| Media Note Office of the Spokesman Washington, DC August 6, 2003 Creation of Iraqi National Humanitarian Mine Action ProgramOn July 31, 2003, Ambassador L. Paul Bremer, the U.S. civil administrator of the Coalition Provisional Authority in Iraq, presided over the graduation of 45 Iraqi humanitarian deminers in Baghdad trained in middle management under an initiative of the U.S. Department of State's Bureau of Political-Military Affairs' humanitarian mine action program. This marks a critical step in helping Iraq to develop and manage its own indigenous, civilian-run National Mine Action Authority and National Mine Action Center.
The U. S. goal is to enable the Iraqi program to meet international mine action standards, operate in a transparent fashion, and become self-sustaining. Conflicts in Iraq dating back to World War II left it infested with an estimated 10 to 15 million persistent landmines and significant amounts of unexploded ordnance. Iraq's population is also threatened by large stocks of abandoned ordnance and unstable, poorly secured munitions stockpiles.
Officials from the Bureau of Political-Military Affairs' Office of Humanitarian Demining Programs have been in Iraq since April 2003. Their mission has been to assess the threat to Iraqis from persistent landmines and other explosive hazards, quickly launch landmine survey and demining operations, and create from scratch a national Iraqi humanitarian mine action program, in close coordination with the Coalition Joint Task Force Commander, U.S. Central Command and in cooperation with the United Nations.
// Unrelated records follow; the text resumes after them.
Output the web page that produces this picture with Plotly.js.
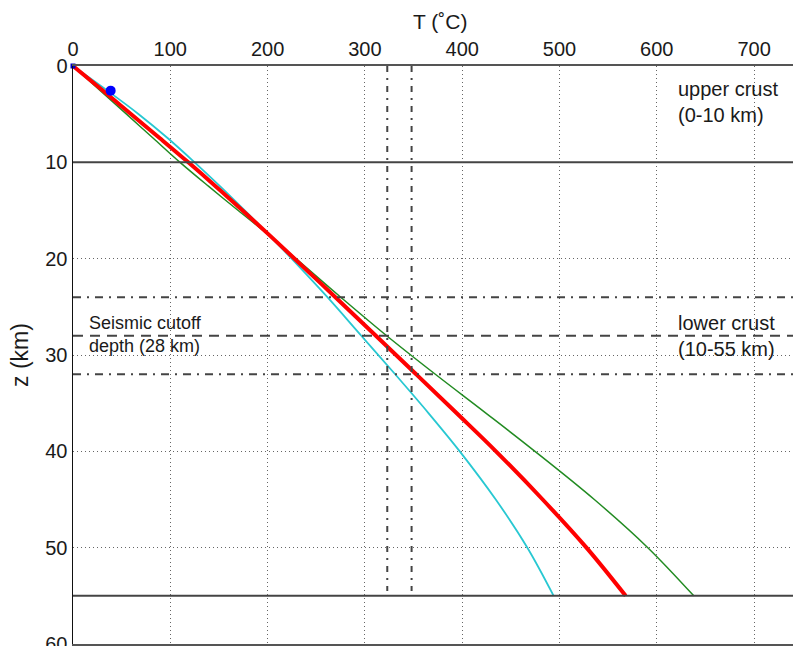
<!DOCTYPE html>
<html>
<head>
<meta charset="utf-8">
<script src="https://cdn.plot.ly/plotly-3.0.1.min.js"></script>
<style>html,body{margin:0;padding:0;background:#fff;}#chart{width:793px;height:646px;}</style>
</head>
<body>
<div id="chart"></div>
<script>
// Depths (km) at which the temperature profiles were read
const depths = [0, 2.5, 5, 7.5, 10, 12.5, 15, 17.4, 20, 24, 28, 32, 36, 40, 45, 50, 55];
// Temperature profiles (°C)
const tempRed   = [0, 30, 59.8, 89.3, 118.5, 146.8, 174.3, 200.2, 227.7, 269.7, 311.3, 352.7, 393.9, 434.7, 482.7, 527.7, 568];
const tempCyan  = [0, 34.5, 67.5, 97.5, 125, 151.3, 176.5, 200, 224.7, 261.5, 296.3, 331.1, 365.1, 397.5, 434.5, 467, 494];
const tempGreen = [0, 27.5, 55, 82.5, 110, 139.5, 169.8, 199.3, 229.2, 275.2, 322.4, 372.4, 424, 474.8, 535.8, 590.8, 638];
// Observed points
const obsT = [38.7];
const obsZ = [2.56];
const originT = [0];
const originZ = [0];
// Reference lines
const layerBoundaries = [10, 55];        // solid
const cutoffDepth = [28];                // dashed
const cutoffRange = [24, 32];            // dash-dot horizontal
const tempLimits = [323, 348];           // dash-dot vertical
const tempLimitDepth = [0, 54.5];
// Axis ticks
const xTicks = [0, 100, 200, 300, 400, 500, 600, 700];
const yTicks = [0, 10, 20, 30, 40, 50, 60];

const FONT = 'Liberation Sans, Arial, Helvetica, sans-serif';
const GRAY = '#444444';
const TXT = '#1a1a1a';

const smooth = {shape: 'spline', smoothing: 1};
const traces = [
  {x: tempCyan, y: depths, mode: 'lines', line: Object.assign({color: 'rgb(40,200,210)', width: 1.8}, smooth), hoverinfo: 'skip'},
  {x: tempGreen, y: depths, mode: 'lines', line: Object.assign({color: 'rgb(34,139,34)', width: 1.5}, smooth), hoverinfo: 'skip'},
  {x: tempRed, y: depths, mode: 'lines', line: Object.assign({color: 'rgb(255,0,0)', width: 4}, smooth), hoverinfo: 'skip'},
  {x: obsT, y: obsZ, mode: 'markers', marker: {color: 'rgb(0,0,255)', size: 10}, hoverinfo: 'skip'},
  {x: originT, y: originZ, mode: 'markers', marker: {color: 'rgb(0,0,200)', size: 5, symbol: 'square'}, hoverinfo: 'skip', cliponaxis: false}
];

const shapes = [];
layerBoundaries.forEach(z => shapes.push({type: 'line', xref: 'paper', yref: 'y', x0: 0, x1: 1, y0: z, y1: z, line: {color: GRAY, width: 2}}));
cutoffDepth.forEach(z => shapes.push({type: 'line', xref: 'paper', yref: 'y', x0: 0, x1: 1, y0: z, y1: z, line: {color: GRAY, width: 2, dash: '10px,7px'}}));
cutoffRange.forEach(z => shapes.push({type: 'line', xref: 'paper', yref: 'y', x0: 0, x1: 1, y0: z, y1: z, line: {color: GRAY, width: 2, dash: '8px,6px,2px,6px'}}));
tempLimits.forEach(t => shapes.push({type: 'line', xref: 'x', yref: 'y', x0: t, x1: t, y0: tempLimitDepth[0], y1: tempLimitDepth[1], line: {color: GRAY, width: 2, dash: '6px,6px,2px,6px'}}));

const layout = {
  width: 793, height: 646,
  margin: {l: 73, r: 0, t: 66, b: 2},
  paper_bgcolor: '#fff', plot_bgcolor: '#fff',
  showlegend: false,
  font: {family: FONT, size: 20, color: TXT},
  xaxis: {
    side: 'top', range: [0, 740], tickvals: xTicks, ticks: '',
    showgrid: true, gridcolor: '#666', griddash: '1px,3px', gridwidth: 1,
    zeroline: false, showline: true, linecolor: '#555', linewidth: 2, mirror: true,
    tickfont: {family: FONT, size: 20, color: TXT}, ticklabeloverflow: 'allow'
  },
  yaxis: {
    range: [60, 0], tickvals: yTicks, ticks: '',
    showgrid: true, gridcolor: '#666', griddash: '1px,3px', gridwidth: 1,
    zeroline: false, showline: true, linecolor: '#111', linewidth: 1.5,
    tickfont: {family: FONT, size: 20, color: TXT}, ticklabeloverflow: 'allow',
    title: {text: 'z (km)', font: {family: FONT, size: 23, color: TXT}, standoff: 10}
  },
  shapes: shapes,
  annotations: [
    {x: 0.51, y: 1 + (66 - 21) / 578, xref: 'paper', yref: 'paper', xanchor: 'center', yanchor: 'middle', showarrow: false,
     text: 'T (˚C)', font: {family: FONT, size: 21, color: TXT}},
    {x: 620, y: 3.7, xref: 'x', yref: 'y', xanchor: 'left', yanchor: 'middle', align: 'left', showarrow: false,
     text: 'upper crust<br>(0-10 km)', font: {family: FONT, size: 20, color: TXT}},
    {x: 620, y: 28.0, xref: 'x', yref: 'y', xanchor: 'left', yanchor: 'middle', align: 'left', showarrow: false,
     text: 'lower crust<br>(10-55 km)', font: {family: FONT, size: 20, color: TXT}},
    {x: 14, y: 27.9, xref: 'x', yref: 'y', xanchor: 'left', yanchor: 'middle', align: 'left', showarrow: false,
     text: 'Seismic cutoff<br>depth (28 km)', font: {family: FONT, size: 18, color: TXT}}
  ]
};

Plotly.newPlot('chart', traces, layout, {staticPlot: true, displayModeBar: false});
</script>
</body>
</html>
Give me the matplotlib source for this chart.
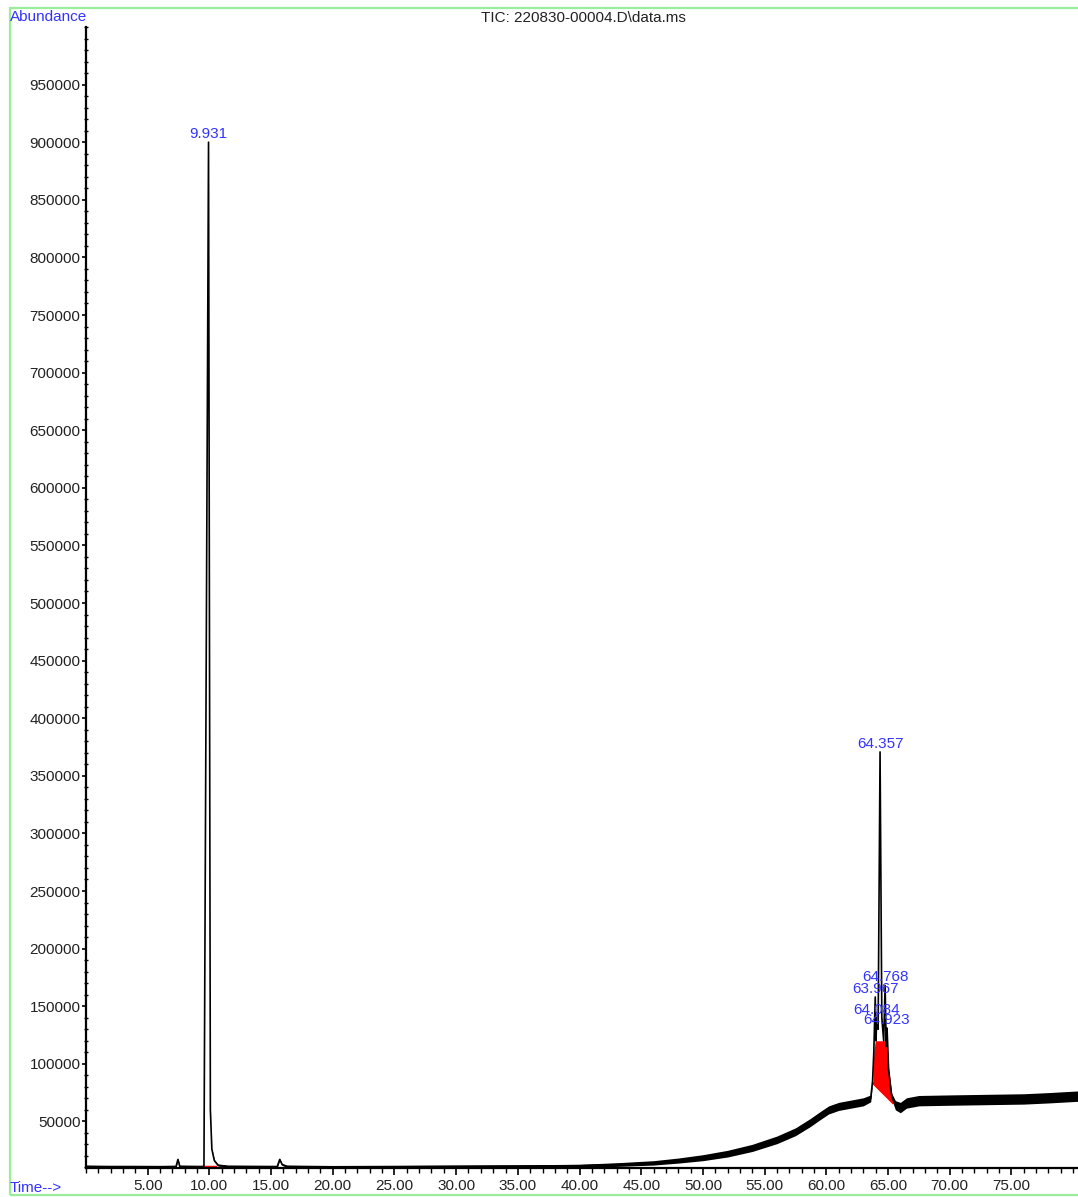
import matplotlib
matplotlib.use("Agg")
import matplotlib.pyplot as plt
from matplotlib.patches import Rectangle
from matplotlib.ticker import FixedLocator, MultipleLocator
import numpy as np

plt.rcParams['font.family'] = ['Liberation Sans', 'DejaVu Sans']

# ---------------- data ----------------
time_min = [0.0, 2.0, 4.0, 6.0, 7.3, 7.45, 7.6, 9.5, 9.56, 9.931, 10.08, 10.2, 10.4, 10.7,
            11.5, 15.5, 15.7, 15.9, 16.3, 20.0, 25.0, 30.0, 35.0, 40.0, 43.0, 46.0, 48.0,
            50.0, 52.0, 54.0, 56.0, 57.5, 58.7, 59.5, 60.2, 61.0, 62.0, 63.0, 63.6,
            63.75, 63.85, 63.967, 64.03, 64.084, 64.2, 64.357, 64.5, 64.65, 64.768, 64.85,
            64.923, 65.05, 65.3, 65.6, 66.0, 66.5, 67.0, 67.5, 70.0, 73.0,
            76.0, 78.0, 80.5]
abundance = [11000, 10800, 10800, 10700, 10900, 17000, 11000, 10800, 11500, 900000, 60000,
             26000, 16000, 12000, 11000, 10800, 17000, 12500, 11000, 10600, 10800, 11000,
             11200, 11500, 12500, 14000, 16000, 18500, 22000, 27000, 34000, 41000, 49000,
             55000, 60000, 63000, 65000, 67000, 70000, 85000, 110000, 158000, 120000,
             140000, 130000, 370700, 140000, 120000, 168000, 115000, 131000, 95000, 72000,
             64000, 62000, 66000, 67000, 68000, 68500, 69000,
             69500, 70500, 72000]
noise_halfwidth = [800, 800, 800, 800, 800, 800, 800, 800, 600, 300, 600, 600, 800, 800,
                   800, 800, 800, 800, 800, 900, 900, 1000, 1100, 1300, 1600, 1900, 2200,
                   2600, 2900, 3100, 3300, 3400, 3500, 3500, 3500, 3500, 3500, 3500, 3000,
                   1500, 800, 400, 800, 400, 800, 300, 800, 800, 400, 800, 400, 1000, 2500,
                   4000, 4500, 4500, 4500, 4500, 4500, 4500,
                   4500, 4500, 4500]

peak_labels = ["9.931", "63.967", "64.084", "64.357", "64.768", "64.923"]
peak_times = [9.931, 63.967, 64.084, 64.357, 64.768, 64.923]
peak_heights = [900000, 158000, 140000, 370700, 168000, 131000]

# integrated area of the late cluster (red) and baseline of the first peak
cluster_start, cluster_end = 63.8, 65.4
cluster_base = [83000, 66000]
cluster_fill_top = 120000
first_base_t = [9.5, 10.45]
first_base_v = [10800, 10800]

x_major = [5, 10, 15, 20, 25, 30, 35, 40, 45, 50, 55, 60, 65, 70, 75]
x_labels = ["5.00", "10.00", "15.00", "20.00", "25.00", "30.00", "35.00", "40.00",
            "45.00", "50.00", "55.00", "60.00", "65.00", "70.00", "75.00"]
y_major = [50000, 100000, 150000, 200000, 250000, 300000, 350000, 400000, 450000,
           500000, 550000, 600000, 650000, 700000, 750000, 800000, 850000, 900000, 950000]
y_labels = [str(v) for v in y_major]

title = "TIC: 220830-00004.D\\data.ms"

# ---------------- figure ----------------
W, H = 1078, 1197
FS = 11
fig = plt.figure(figsize=(W / 100, H / 100), dpi=100)
ax = fig.add_axes([86 / W, 1 - 1168 / H, 1 - 86 / W, (1168 - 27) / H])
ax.set_xlim(0, 80.4)
ax.set_ylim(9550, 1000000)

t = np.array(time_min)
a = np.array(abundance)
n = np.array(noise_halfwidth)

# red integration fill for the cluster
m = (t >= cluster_start) & (t <= cluster_end)
tt = np.concatenate([[cluster_start], t[m], [cluster_end]])
aa = np.interp(tt, t, a)
base = np.interp(tt, [cluster_start, cluster_end], cluster_base)
ax.fill_between(tt, base, np.clip(aa, base, cluster_fill_top), color='#ff0000',
                lw=0, zorder=2)
ax.plot([cluster_start, cluster_end], cluster_base, color='#ff0000', lw=1.5, zorder=2.5)
ax.plot(first_base_t, first_base_v, color='#ff0000', lw=2.5, zorder=2.5)

# noise band + trace
ax.fill_between(t, a - n, a + n, color='black', lw=0, zorder=3)
ax.plot(t, a, color='black', lw=1.2, zorder=4)

# peak labels
for lab, pt, ph in zip(peak_labels, peak_times, peak_heights):
    ax.annotate(lab, xy=(pt, ph), xytext=(0, 8), textcoords='offset pixels',
                ha='center', va='center', color='#3333ff', fontsize=FS, zorder=6)

# axes styling
for sp in ['top', 'right']:
    ax.spines[sp].set_visible(False)
ax.spines['left'].set_linewidth(1.6)
ax.spines['bottom'].set_linewidth(1.6)

ax.xaxis.set_major_locator(FixedLocator(x_major))
ax.set_xticklabels(x_labels)
ax.xaxis.set_minor_locator(MultipleLocator(1))
ax.yaxis.set_major_locator(FixedLocator(y_major))
ax.set_yticklabels(y_labels)
ax.yaxis.set_minor_locator(MultipleLocator(10000))

ax.tick_params(axis='x', which='major', direction='out', length=5, width=1.2,
               pad=3, labelsize=FS, labelcolor='#222222')
ax.tick_params(axis='x', which='minor', direction='out', length=3.5, width=1.0)
ax.tick_params(axis='y', which='major', direction='out', length=3, width=1.2,
               pad=1, labelsize=FS, labelcolor='#222222')
ax.tick_params(axis='y', which='minor', direction='inout', length=3, width=1.0)

# frame and header texts
fig.add_artist(Rectangle((10 / W, 1 - 1195 / H), 1.2, (1195 - 8) / H,
                         transform=fig.transFigure, fill=False,
                         edgecolor='#99ee99', lw=1.6))
fig.text(10 / W, 1 - 17 / H, "Abundance", color='#3333ff', fontsize=FS,
         ha='left', va='center')
fig.text(10 / W, 1 - 1188 / H, "Time-->", color='#3333ff', fontsize=FS,
         ha='left', va='center')
fig.text(583 / W, 1 - 18 / H, title, color='#222222', fontsize=FS,
         ha='center', va='center')

fig.savefig("out.png", dpi=100)
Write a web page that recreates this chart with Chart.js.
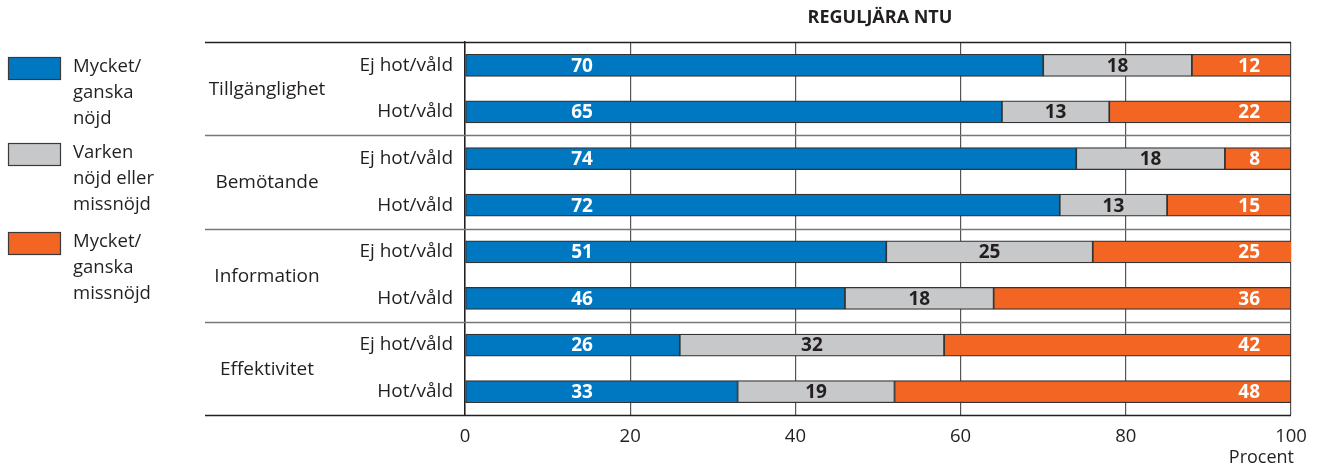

The Bureau's Quick Reaction Demining Force, based in Mozambique, has been actively demining in the Al Hilla and Baghdad regions since May, assisted by experts from RONCO Consulting Corporation under contract to the Bureau.
A fact sheet entitled "The U.S. Humanitarian Demining Program in Iraq," available at www.state.gov/t/pm/rls/fs/22184.htm, provides an overview of Iraq's persistent landmine threat and how the United States is helping to mitigate it and empower Iraqis to eventually rid themselves of their legacy of landmines and other explosive remnants war.